The transformation we used is to turn \(S(n)\) into \(DS(n)\) is what’s known as the binomial transformation. I can understand its use in this particular situation, but I’d like to understand a little bit more about it. The counting and asymptotic analysis done in this post is very much in the vein of analytic combinatorics, which is another interesting direction to take a look at in the future.

Open Questions#

I can hear you asking “Hey, didn’t you mention a new concept from group theory? Where is that?”. The concept in question is known as a torsor, and I chose to break this out as a new post because of the length of this one.
How do the sizes of other classes of functions (say maximal clones) behave as we increase their arity?
Why is it so hard to calculate the size of some classes like that of monotone functions? What about the structure of these functions leads to such a complicated formula?
Why is it that we can only express some quantities as infinite sums, whereas others get simple closed form expressions?
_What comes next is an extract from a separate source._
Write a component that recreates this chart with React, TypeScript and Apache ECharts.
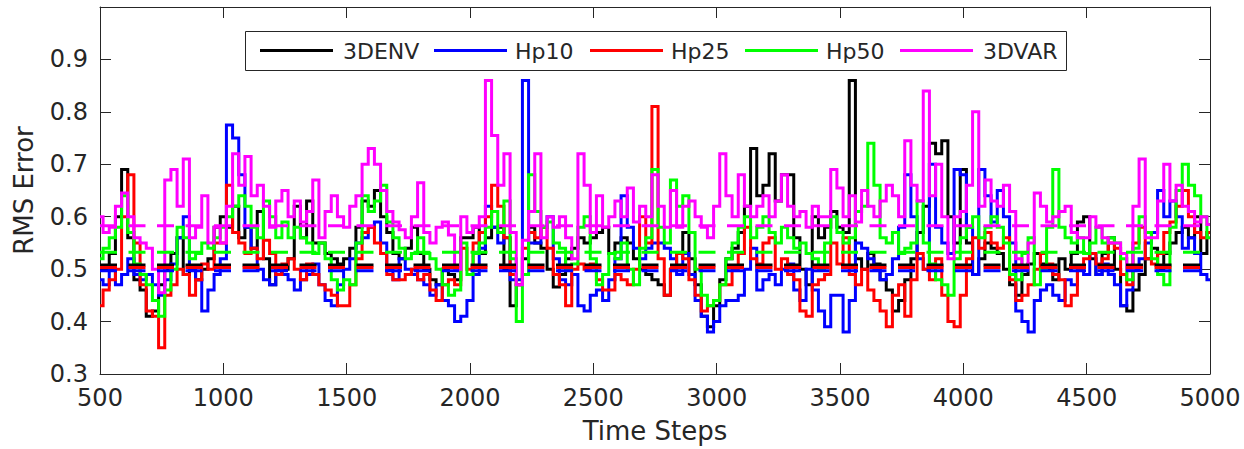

Is there a way to determine what sort of expression a quantity will have?

Stumbling Blocks#

Embarrassing to say, but basic arithmetic caused a lot of issues in writing this.
I had a very hard time formalizing how I thought about lifts and reductions of functions, the definition above took a lot of time.
When trying to prove the formula for the number of general degenerate function, I got very caught up in the fact that these were “lifts” of lower arity functions, and struggled to find a way to count all the different ways we could arrive at the same function from one of a lower arity. This was conceptually challenging and ultimately did not lead to a solution. Inclusion/exclusion was way simpler.